Figure scripts:

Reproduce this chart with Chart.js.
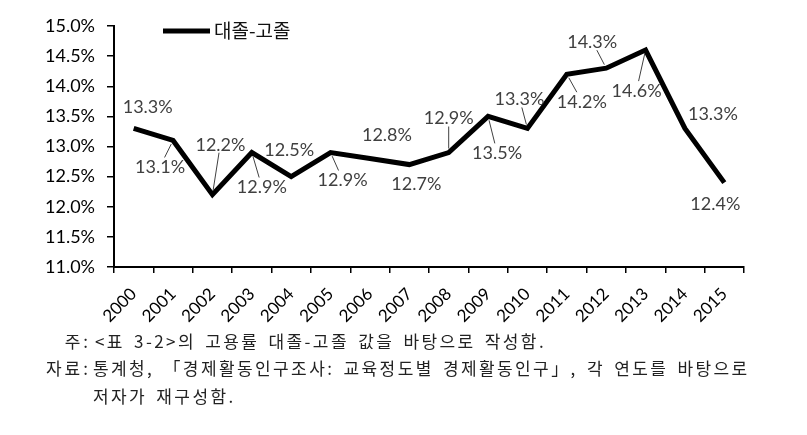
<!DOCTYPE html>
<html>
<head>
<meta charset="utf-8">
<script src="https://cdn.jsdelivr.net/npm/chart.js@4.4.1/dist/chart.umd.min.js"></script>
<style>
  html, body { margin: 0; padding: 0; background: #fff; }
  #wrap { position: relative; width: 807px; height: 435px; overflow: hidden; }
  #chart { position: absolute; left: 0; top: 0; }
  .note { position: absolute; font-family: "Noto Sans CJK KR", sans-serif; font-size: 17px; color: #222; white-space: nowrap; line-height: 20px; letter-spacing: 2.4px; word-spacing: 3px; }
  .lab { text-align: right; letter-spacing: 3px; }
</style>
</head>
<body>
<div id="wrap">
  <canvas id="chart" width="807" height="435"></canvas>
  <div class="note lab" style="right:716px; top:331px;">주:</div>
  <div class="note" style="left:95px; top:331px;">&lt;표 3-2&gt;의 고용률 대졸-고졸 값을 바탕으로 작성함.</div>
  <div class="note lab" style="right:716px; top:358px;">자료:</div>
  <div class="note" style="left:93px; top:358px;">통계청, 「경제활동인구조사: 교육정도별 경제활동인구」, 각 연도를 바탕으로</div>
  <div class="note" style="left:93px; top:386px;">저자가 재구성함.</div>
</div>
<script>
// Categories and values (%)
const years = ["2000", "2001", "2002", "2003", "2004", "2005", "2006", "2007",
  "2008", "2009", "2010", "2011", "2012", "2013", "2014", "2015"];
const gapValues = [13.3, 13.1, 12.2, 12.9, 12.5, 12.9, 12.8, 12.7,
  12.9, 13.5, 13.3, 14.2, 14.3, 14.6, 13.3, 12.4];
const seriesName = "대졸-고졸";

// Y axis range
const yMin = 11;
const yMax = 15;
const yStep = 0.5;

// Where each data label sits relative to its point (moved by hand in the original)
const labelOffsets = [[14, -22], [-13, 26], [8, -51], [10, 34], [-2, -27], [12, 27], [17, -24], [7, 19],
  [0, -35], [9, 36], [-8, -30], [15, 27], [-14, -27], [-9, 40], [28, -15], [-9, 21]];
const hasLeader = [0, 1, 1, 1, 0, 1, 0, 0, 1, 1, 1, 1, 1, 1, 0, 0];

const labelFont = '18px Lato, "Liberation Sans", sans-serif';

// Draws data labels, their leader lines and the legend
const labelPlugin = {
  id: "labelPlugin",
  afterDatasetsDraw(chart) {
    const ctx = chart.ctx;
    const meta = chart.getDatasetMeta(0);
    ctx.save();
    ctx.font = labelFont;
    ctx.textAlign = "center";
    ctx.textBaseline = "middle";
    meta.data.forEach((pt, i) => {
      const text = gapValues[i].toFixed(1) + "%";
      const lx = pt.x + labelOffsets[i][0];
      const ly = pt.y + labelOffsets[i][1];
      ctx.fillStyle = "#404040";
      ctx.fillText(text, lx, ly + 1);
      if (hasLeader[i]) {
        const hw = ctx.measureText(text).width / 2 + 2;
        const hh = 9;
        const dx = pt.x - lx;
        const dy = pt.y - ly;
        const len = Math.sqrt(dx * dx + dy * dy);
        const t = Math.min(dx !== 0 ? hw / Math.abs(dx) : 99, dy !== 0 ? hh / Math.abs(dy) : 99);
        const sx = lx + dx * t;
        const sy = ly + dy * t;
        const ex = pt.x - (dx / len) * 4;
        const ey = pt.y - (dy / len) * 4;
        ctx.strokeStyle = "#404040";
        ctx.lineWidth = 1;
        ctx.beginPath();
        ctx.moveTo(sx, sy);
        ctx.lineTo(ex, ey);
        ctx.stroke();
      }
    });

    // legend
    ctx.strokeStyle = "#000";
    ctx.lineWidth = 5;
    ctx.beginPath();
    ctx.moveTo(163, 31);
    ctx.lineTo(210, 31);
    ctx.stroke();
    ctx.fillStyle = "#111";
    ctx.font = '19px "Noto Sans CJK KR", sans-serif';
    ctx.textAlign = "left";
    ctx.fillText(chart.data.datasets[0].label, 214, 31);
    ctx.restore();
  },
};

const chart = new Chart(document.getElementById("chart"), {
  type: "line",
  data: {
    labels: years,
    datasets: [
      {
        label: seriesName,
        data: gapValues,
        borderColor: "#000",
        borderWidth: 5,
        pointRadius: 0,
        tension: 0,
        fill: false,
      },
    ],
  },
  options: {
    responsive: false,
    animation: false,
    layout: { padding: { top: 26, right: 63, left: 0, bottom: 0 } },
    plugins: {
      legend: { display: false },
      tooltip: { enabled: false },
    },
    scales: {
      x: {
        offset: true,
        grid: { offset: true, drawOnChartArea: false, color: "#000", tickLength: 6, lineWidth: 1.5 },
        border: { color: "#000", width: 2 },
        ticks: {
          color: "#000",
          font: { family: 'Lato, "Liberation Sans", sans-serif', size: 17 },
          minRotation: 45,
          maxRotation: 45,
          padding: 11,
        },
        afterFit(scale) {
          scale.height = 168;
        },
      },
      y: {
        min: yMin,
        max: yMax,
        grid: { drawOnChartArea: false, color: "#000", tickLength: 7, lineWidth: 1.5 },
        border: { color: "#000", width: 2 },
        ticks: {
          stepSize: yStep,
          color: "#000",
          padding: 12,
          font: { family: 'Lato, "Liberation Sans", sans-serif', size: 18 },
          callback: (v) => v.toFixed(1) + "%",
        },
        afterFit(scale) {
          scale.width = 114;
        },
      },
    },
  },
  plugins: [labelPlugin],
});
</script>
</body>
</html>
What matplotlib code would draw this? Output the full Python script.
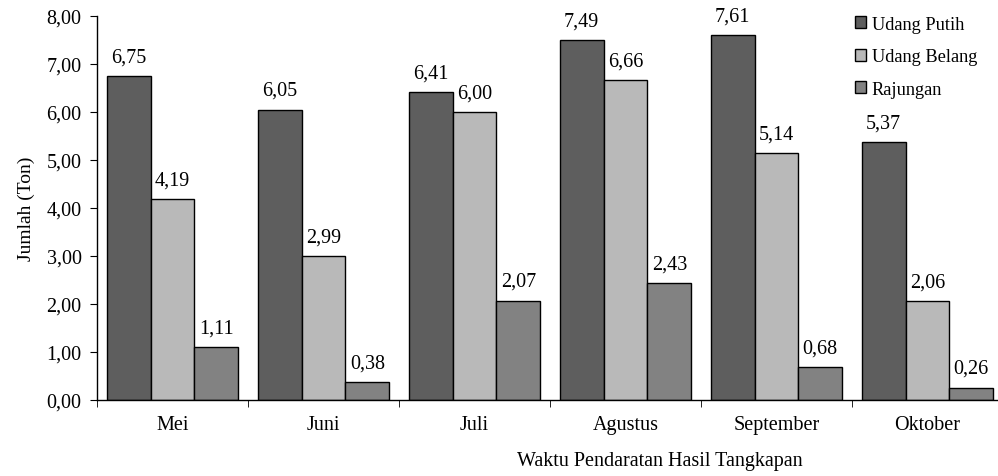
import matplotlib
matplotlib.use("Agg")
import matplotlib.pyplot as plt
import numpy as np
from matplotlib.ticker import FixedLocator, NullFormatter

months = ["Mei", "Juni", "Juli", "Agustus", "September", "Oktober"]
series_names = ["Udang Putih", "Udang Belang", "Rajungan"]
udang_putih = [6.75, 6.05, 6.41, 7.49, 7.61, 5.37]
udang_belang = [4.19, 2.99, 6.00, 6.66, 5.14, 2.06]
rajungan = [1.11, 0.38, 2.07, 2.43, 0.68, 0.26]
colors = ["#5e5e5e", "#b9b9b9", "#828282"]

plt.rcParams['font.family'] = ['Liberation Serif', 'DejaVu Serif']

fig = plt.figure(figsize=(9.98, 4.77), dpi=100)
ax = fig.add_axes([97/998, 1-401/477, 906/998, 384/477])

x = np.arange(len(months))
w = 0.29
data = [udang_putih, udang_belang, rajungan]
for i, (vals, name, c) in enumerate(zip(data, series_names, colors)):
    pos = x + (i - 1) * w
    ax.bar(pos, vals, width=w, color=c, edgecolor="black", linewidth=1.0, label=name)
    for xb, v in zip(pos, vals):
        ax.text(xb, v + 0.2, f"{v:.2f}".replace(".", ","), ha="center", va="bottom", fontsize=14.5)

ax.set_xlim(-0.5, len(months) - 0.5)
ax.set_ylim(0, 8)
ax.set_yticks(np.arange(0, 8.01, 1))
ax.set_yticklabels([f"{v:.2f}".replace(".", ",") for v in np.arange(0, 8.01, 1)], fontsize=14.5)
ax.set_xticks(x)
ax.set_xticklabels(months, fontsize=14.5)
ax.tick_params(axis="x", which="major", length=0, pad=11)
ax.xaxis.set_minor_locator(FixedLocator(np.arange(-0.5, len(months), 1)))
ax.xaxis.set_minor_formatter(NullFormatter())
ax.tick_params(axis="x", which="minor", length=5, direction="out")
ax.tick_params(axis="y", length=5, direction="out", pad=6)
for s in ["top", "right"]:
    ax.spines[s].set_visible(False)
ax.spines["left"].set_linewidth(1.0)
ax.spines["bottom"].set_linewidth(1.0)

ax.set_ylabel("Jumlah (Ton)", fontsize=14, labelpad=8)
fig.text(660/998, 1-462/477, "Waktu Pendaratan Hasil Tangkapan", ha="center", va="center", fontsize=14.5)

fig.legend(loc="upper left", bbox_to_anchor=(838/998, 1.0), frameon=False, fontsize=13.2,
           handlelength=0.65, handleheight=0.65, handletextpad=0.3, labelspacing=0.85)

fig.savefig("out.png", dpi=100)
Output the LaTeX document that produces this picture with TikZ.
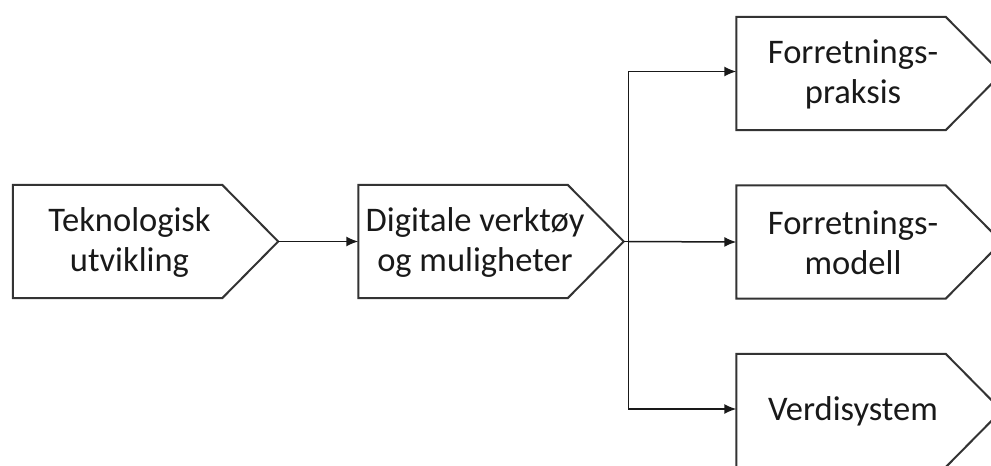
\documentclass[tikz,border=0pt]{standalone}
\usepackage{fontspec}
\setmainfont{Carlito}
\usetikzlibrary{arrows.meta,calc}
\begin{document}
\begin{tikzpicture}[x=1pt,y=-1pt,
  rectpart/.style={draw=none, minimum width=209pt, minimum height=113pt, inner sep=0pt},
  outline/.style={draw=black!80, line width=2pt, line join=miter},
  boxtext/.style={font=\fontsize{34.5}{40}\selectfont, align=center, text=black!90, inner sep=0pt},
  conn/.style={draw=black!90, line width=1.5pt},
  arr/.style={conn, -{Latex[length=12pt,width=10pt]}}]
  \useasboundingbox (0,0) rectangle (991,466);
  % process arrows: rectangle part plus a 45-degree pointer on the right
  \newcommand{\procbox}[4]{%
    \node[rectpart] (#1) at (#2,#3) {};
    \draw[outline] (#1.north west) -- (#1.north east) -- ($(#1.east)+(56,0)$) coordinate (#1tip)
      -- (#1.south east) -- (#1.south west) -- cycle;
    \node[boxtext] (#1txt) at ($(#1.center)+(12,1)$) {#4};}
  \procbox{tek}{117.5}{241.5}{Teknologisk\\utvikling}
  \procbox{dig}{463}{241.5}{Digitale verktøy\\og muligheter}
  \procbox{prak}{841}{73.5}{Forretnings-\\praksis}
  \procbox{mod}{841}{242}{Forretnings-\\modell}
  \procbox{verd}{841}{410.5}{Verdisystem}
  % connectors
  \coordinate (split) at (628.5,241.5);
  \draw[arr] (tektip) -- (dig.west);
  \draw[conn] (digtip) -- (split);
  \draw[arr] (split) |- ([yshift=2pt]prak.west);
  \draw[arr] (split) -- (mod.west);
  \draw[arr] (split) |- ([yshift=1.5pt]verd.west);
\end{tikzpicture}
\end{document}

§ **What is asked**: Repeat exactly the lines above, from the line that contains "What matplotlib code" down through the line that contains "ax.text(xb, v +". Include both of those lines and none of the pictures.

§ **Output below**:
What matplotlib code would draw this? Output the full Python script.
import matplotlib
matplotlib.use("Agg")
import matplotlib.pyplot as plt
import numpy as np
from matplotlib.ticker import FixedLocator, NullFormatter

months = ["Mei", "Juni", "Juli", "Agustus", "September", "Oktober"]
series_names = ["Udang Putih", "Udang Belang", "Rajungan"]
udang_putih = [6.75, 6.05, 6.41, 7.49, 7.61, 5.37]
udang_belang = [4.19, 2.99, 6.00, 6.66, 5.14, 2.06]
rajungan = [1.11, 0.38, 2.07, 2.43, 0.68, 0.26]
colors = ["#5e5e5e", "#b9b9b9", "#828282"]

plt.rcParams['font.family'] = ['Liberation Serif', 'DejaVu Serif']

fig = plt.figure(figsize=(9.98, 4.77), dpi=100)
ax = fig.add_axes([97/998, 1-401/477, 906/998, 384/477])

x = np.arange(len(months))
w = 0.29
data = [udang_putih, udang_belang, rajungan]
for i, (vals, name, c) in enumerate(zip(data, series_names, colors)):
    pos = x + (i - 1) * w
    ax.bar(pos, vals, width=w, color=c, edgecolor="black", linewidth=1.0, label=name)
    for xb, v in zip(pos, vals):
        ax.text(xb, v + 0.2, f"{v:.2f}".replace(".", ","), ha="center", va="bottom", fontsize=14.5)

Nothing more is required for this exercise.